• Instructions for the task: Copy out every line exactly, passing over the pictures.

• Dataset section:

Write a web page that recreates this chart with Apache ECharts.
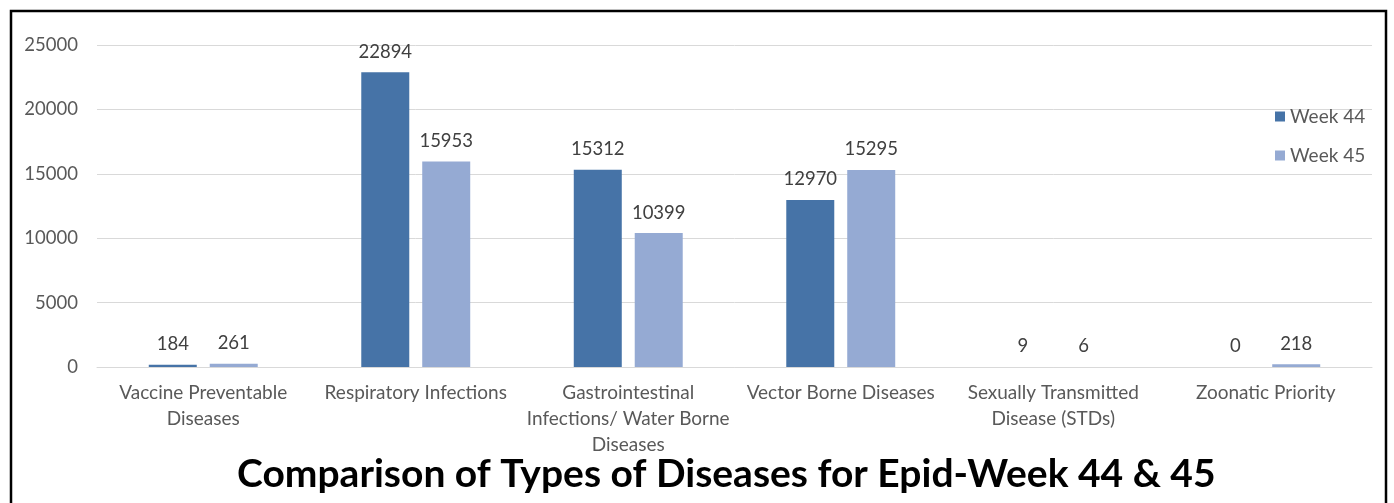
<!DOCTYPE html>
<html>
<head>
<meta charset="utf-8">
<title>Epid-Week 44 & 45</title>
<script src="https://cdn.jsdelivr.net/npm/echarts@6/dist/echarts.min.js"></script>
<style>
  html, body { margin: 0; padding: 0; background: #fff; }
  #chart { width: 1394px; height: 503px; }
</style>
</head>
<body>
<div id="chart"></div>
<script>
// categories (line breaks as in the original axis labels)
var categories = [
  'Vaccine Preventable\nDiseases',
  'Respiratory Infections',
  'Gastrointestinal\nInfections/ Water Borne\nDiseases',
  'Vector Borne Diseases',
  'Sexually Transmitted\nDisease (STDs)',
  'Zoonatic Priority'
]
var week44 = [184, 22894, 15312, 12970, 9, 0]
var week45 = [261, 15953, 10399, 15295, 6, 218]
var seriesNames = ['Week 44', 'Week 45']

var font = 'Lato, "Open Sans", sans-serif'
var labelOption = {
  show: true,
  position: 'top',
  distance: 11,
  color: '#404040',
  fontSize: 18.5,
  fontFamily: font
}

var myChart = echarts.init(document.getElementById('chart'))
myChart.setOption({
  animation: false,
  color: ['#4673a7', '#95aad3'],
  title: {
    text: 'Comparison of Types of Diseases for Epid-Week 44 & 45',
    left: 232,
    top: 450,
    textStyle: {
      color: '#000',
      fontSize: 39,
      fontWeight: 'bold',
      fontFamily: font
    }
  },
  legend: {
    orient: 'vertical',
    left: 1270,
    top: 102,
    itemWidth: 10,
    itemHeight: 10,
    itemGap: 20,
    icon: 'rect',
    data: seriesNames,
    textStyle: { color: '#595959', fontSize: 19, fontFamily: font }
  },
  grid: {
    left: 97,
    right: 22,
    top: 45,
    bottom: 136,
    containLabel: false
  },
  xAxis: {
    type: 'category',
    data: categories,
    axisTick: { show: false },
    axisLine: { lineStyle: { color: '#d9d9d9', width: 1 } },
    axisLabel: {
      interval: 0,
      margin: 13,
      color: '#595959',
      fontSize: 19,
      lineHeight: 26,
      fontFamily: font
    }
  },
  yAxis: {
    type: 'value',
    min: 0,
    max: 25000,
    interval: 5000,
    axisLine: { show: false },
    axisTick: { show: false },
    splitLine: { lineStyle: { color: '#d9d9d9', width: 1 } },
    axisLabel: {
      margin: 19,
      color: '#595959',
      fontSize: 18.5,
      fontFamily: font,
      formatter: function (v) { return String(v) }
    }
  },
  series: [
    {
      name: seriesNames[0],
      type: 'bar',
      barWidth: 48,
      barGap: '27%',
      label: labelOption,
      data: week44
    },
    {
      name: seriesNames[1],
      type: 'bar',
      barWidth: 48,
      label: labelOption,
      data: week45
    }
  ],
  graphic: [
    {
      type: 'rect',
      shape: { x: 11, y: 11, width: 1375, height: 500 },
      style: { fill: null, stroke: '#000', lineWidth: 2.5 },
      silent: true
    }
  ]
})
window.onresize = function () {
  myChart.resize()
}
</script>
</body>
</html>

• Worked answer:
Write a web page that recreates this chart with Apache ECharts.
<!DOCTYPE html>
<html>
<head>
<meta charset="utf-8">
<title>Epid-Week 44 & 45</title>
<script src="https://cdn.jsdelivr.net/npm/echarts@6/dist/echarts.min.js"></script>
<style>
  html, body { margin: 0; padding: 0; background: #fff; }
  #chart { width: 1394px; height: 503px; }
</style>
</head>
<body>
<div id="chart"></div>
<script>
// categories (line breaks as in the original axis labels)
var categories = [
  'Vaccine Preventable\nDiseases',
  'Respiratory Infections',
  'Gastrointestinal\nInfections/ Water Borne\nDiseases',
  'Vector Borne Diseases',
  'Sexually Transmitted\nDisease (STDs)',
  'Zoonatic Priority'
]
var week44 = [184, 22894, 15312, 12970, 9, 0]
var week45 = [261, 15953, 10399, 15295, 6, 218]
var seriesNames = ['Week 44', 'Week 45']

var font = 'Lato, "Open Sans", sans-serif'
var labelOption = {
  show: true,
  position: 'top',
  distance: 11,
  color: '#404040',
  fontSize: 18.5,
  fontFamily: font
}

var myChart = echarts.init(document.getElementById('chart'))
myChart.setOption({
  animation: false,
  color: ['#4673a7', '#95aad3'],
  title: {
    text: 'Comparison of Types of Diseases for Epid-Week 44 & 45',
    left: 232,
    top: 450,
    textStyle: {
      color: '#000',
      fontSize: 39,
      fontWeight: 'bold',
      fontFamily: font
    }
  },
  legend: {
    orient: 'vertical',
    left: 1270,
    top: 102,
    itemWidth: 10,
    itemHeight: 10,
    itemGap: 20,
    icon: 'rect',
    data: seriesNames,
    textStyle: { color: '#595959', fontSize: 19, fontFamily: font }
  },
  grid: {
    left: 97,
    right: 22,
    top: 45,
    bottom: 136,
    containLabel: false
  },
  xAxis: {
    type: 'category',
    data: categories,
    axisTick: { show: false },
    axisLine: { lineStyle: { color: '#d9d9d9', width: 1 } },
    axisLabel: {
      interval: 0,
      margin: 13,
      color: '#595959',
      fontSize: 19,
      lineHeight: 26,
      fontFamily: font
    }
  },
  yAxis: {
    type: 'value',
    min: 0,
    max: 25000,
    interval: 5000,
    axisLine: { show: false },
    axisTick: { show: false },
    splitLine: { lineStyle: { color: '#d9d9d9', width: 1 } },
    axisLabel: {
      margin: 19,
      color: '#595959',
      fontSize: 18.5,
      fontFamily: font,
      formatter: function (v) { return String(v) }
    }
  },
  series: [
    {
      name: seriesNames[0],
      type: 'bar',
      barWidth: 48,
      barGap: '27%',
      label: labelOption,
      data: week44
    },
    {
      name: seriesNames[1],
      type: 'bar',
      barWidth: 48,
      label: labelOption,
      data: week45
    }
  ],
  graphic: [
    {
      type: 'rect',
      shape: { x: 11, y: 11, width: 1375, height: 500 },
      style: { fill: null, stroke: '#000', lineWidth: 2.5 },
      silent: true
    }
  ]
})
window.onresize = function () {
  myChart.resize()
}
</script>
</body>
</html>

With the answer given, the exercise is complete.